The dry wines often need time in bottle to show, or a healthy decant, but in 2021 they are showing right now, and showing incredibly. There is no question that there is a backbone of acid and structure for the wines to age, but take this moment to enjoy how incredibly delicious these wines are out of the gate.
Below we have an in depth vineyard tour including the GG sites that will be released later this fall, and an overview of the collection that has just landed stateside. As always, if you need help tracking down these wines in your area, either as a consumer or professional buyer, email us at orders@vomboden.com—your friendly vom Boden operators are standing by and happy to assist!
We begin with an overview shot of the Mosel—the pin is dropped in Piesport where Julian Haart’s main sites are. Up in the top right of the screen you can see Traben Trarbach where Weiser-Künstler and Vollenweider are and a few bends of the river beyond that is Alf where Ulli Stein and Phil Lardot are. We then take a brief stop in the village of Ayl where the winery is located in the heart of the Saar.
Now moving to two eastern facing slopes we have the Rauberg and the Scheidterberg which circle around the backside of the village. The village wine No. 25 comes from Rauberg and the coolness brings the intense saltiness and bright acidity. Scheidterberg is considered a kind of 1er cru, nearly grand cru especially in the center where the warm section is facing south.
Next with slide five is the south-east kind of tail of the Ayler Kupp–called “Wald” on old maps–where there are 70 year old plus ungrafted vines.

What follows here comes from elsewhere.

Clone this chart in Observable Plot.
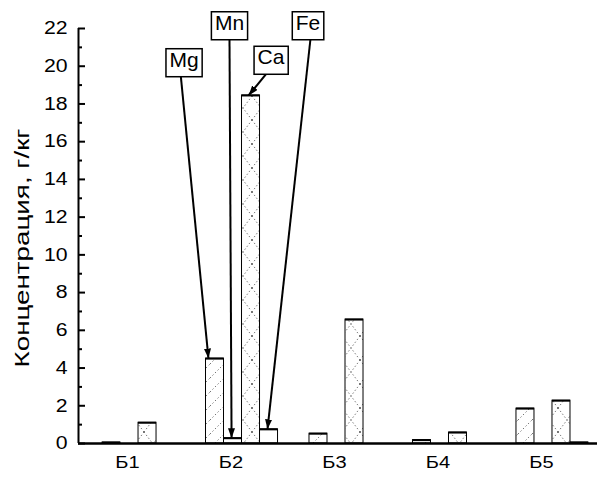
<!DOCTYPE html>
<html><head><meta charset="utf-8">
<script src="https://cdn.jsdelivr.net/npm/d3@7"></script>
<script src="https://cdn.jsdelivr.net/npm/@observablehq/plot@0.6"></script>
<style>body{margin:0;background:#fff}</style>
</head><body><div id="chart"></div>
<script>
// ---- data ----
const groups = ["Б1", "Б2", "Б3", "Б4", "Б5"];
const elements = ["Mg", "Mn", "Ca", "Fe"];
const mgValues = [0.05, 4.5, 0.52, 0.18, 1.85];
const mnValues = [0, 0.28, 0, 0, 0];
const caValues = [1.1, 18.45, 6.57, 0.58, 2.27];
const feValues = [0, 0.75, 0, 0, 0.05];
const yTicks = [0, 2, 4, 6, 8, 10, 12, 14, 16, 18, 20, 22];
const yMinorTicks = [1, 3, 5, 7, 9, 11, 13, 15, 17, 19, 21];
const yTitle = "Концентрация, г/кг";
// annotation labels (pointing at group Б2)
const annLabels = ["Mg", "Mn", "Ca", "Fe"];
const annBoxX = [1.44, 1.879, 2.28, 2.638];
const annBoxY = [20.33, 22.29, 20.46, 22.29];
const annFromX = [1.406, 1.879, 2.246, 2.662];
const annFromY = [19.62, 21.47, 19.67, 21.47];
const annTipX = [1.676, 1.899, 2.063, 2.246];

// ---- layout ----
const W = 603, H = 481, mL = 78, mR = 6, mT = 28, mB = 38;
const xDomain = [0.42, 5.435];
const yDomain = [0, 22];
const bw = 0.174; // bar width in group units
const pxU = (xDomain[1] - xDomain[0]) / (W - mL - mR);
const font = "'Liberation Sans', Arial, sans-serif";

const series = {Mg: mgValues, Mn: mnValues, Ca: caValues, Fe: feValues};
const rows = [];
groups.forEach((g, i) => elements.forEach((e, j) => {
  const c = i + 1;
  rows.push({group: g, element: e, value: series[e][i], x1: c + (j - 2) * bw, x2: c + (j - 1) * bw});
}));
const shown = rows.filter(d => d.value > 0);
const fills = {Mg: "url(#pMg)", Mn: "white", Ca: "url(#pCa)", Fe: "white"};
const b2 = groups.indexOf("Б2");
const ann = annLabels.map((l, k) => ({
  label: l, bx: annBoxX[k], by: annBoxY[k], sx: annFromX[k], sy: annFromY[k],
  tx: annTipX[k], ty: series[l][b2]
}));

const chart = Plot.plot({
  width: W, height: H,
  marginLeft: mL, marginRight: mR, marginTop: mT, marginBottom: mB,
  x: {domain: xDomain, axis: null},
  y: {domain: yDomain, axis: null},
  style: {fontFamily: font, background: "white", color: "black"},
  marks: [
    ...elements.map(e => Plot.rectY(shown.filter(d => d.element === e), {
      x1: "x1", x2: "x2", y1: 0, y2: "value", fill: fills[e], stroke: "black", strokeWidth: 1
    })),
    Plot.ruleY(shown, {x1: "x1", x2: "x2", y: "value", stroke: "black", strokeWidth: 2}),
    Plot.ruleX([xDomain[0]], {y1: yDomain[0], y2: yDomain[1], stroke: "black", strokeWidth: 2}),
    Plot.ruleY([0], {stroke: "black", strokeWidth: 2.5}),
    Plot.ruleY(yTicks, {y: d => d, x1: xDomain[0], x2: xDomain[0] + 7 * pxU, stroke: "black", strokeWidth: 2}),
    Plot.ruleY(yMinorTicks, {y: d => d, x1: xDomain[0], x2: xDomain[0] + 4 * pxU, stroke: "black", strokeWidth: 2}),
    Plot.text(yTicks, {x: xDomain[0], y: d => d, text: d => String(d), dx: -11, textAnchor: "end", fontSize: 18, fill: "black"}),
    Plot.text(groups, {x: (d, i) => i + 1, y: 0, text: d => d, dx: -11, dy: 12, fontSize: 17, lineAnchor: "top", fill: "black"}),
    Plot.text([yTitle], {frameAnchor: "left", text: d => d, rotate: -90, textAnchor: "middle", dx: -56, dy: 12, fontSize: 20, fill: "black"}),
    Plot.link(ann, {x1: "sx", y1: "sy", x2: "tx", y2: "ty", stroke: "black", strokeWidth: 2}),
    Plot.text(ann, {x: "bx", y: "by", text: "label", fontSize: 21, fill: "black"})
  ]
});
document.getElementById("chart").appendChild(chart);

// patterns & arrowheads
const svgNS = "http://www.w3.org/2000/svg";
const defs = document.createElementNS(svgNS, "defs");
defs.innerHTML = `
<pattern id="pMg" patternUnits="userSpaceOnUse" width="14" height="14">
  <rect width="14" height="14" fill="white"/>
  <path d="M0,14 L14,0" stroke="#333" stroke-width="0.8" stroke-dasharray="1.2,2.4"/>
</pattern>
<pattern id="pCa" patternUnits="userSpaceOnUse" width="18" height="24">
  <rect width="18" height="24" fill="white"/>
  <path d="M0,0 L18,24 M18,0 L0,24" stroke="#333" stroke-width="0.8" stroke-dasharray="1.2,2.4"/>
</pattern>
<marker id="ah" viewBox="0 0 10 7" refX="10" refY="3.5" markerWidth="5" markerHeight="3.5" markerUnits="strokeWidth" orient="auto">
  <path d="M0,0 L10,3.5 L0,7 z" fill="black"/>
</marker>`;
chart.insertBefore(defs, chart.firstChild);
chart.querySelectorAll('g[aria-label="link"] path').forEach(p => p.setAttribute("marker-end", "url(#ah)"));

// boxes around annotation labels; horizontal stretch of axis texts
chart.querySelectorAll("text").forEach(t => {
  const s = t.textContent;
  if (annLabels.includes(s)) {
    const bb = t.getBBox();
    const r = document.createElementNS(svgNS, "rect");
    r.setAttribute("x", bb.x - 3.5); r.setAttribute("y", bb.y + 1);
    r.setAttribute("width", bb.width + 7); r.setAttribute("height", bb.height + 5);
    r.setAttribute("fill", "white"); r.setAttribute("stroke", "black"); r.setAttribute("stroke-width", 1.5);
    if (t.hasAttribute("transform")) r.setAttribute("transform", t.getAttribute("transform"));
    t.parentNode.insertBefore(r, t);
  } else if (s === yTitle) {
    const k = 239 / t.getComputedTextLength();
    t.setAttribute("transform", (t.getAttribute("transform") || "") + ` scale(${k},1)`);
  } else if (groups.includes(s) || /^\d+$/.test(s)) {
    const L = t.getComputedTextLength();
    t.setAttribute("textLength", L * 1.18); t.setAttribute("lengthAdjust", "spacingAndGlyphs");
  }
});
</script>
</body></html>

This is where the wine called “Senior” comes from, named in honor of Florian’s grandfather who loved this wine and would frequently reserve the cask from this site for personal consumption.
Then, the Kern, one of the most complete of the Ayler Kupp wines as it has a whole cross section from top to bottom, named after the industrialist who cleared this site in the 19th century. The vines are old here, well over 70-years-old, so the wine has some stuffing. It is well in that off-dry style, yet, with Lauer, it’s always about the balance.
Next is the curious Neuenberg, one of the most historically important parcels in the Ayler Kupp. This site has wet fields directly below which create a cool and damp haze around the vines, leading to very clean and good botrytis, giving a concentration and slight exotic quality to the wines from this small site. Florian’s father planted these vines with future generations in mind, as the site was still too cold to make great wine in his day.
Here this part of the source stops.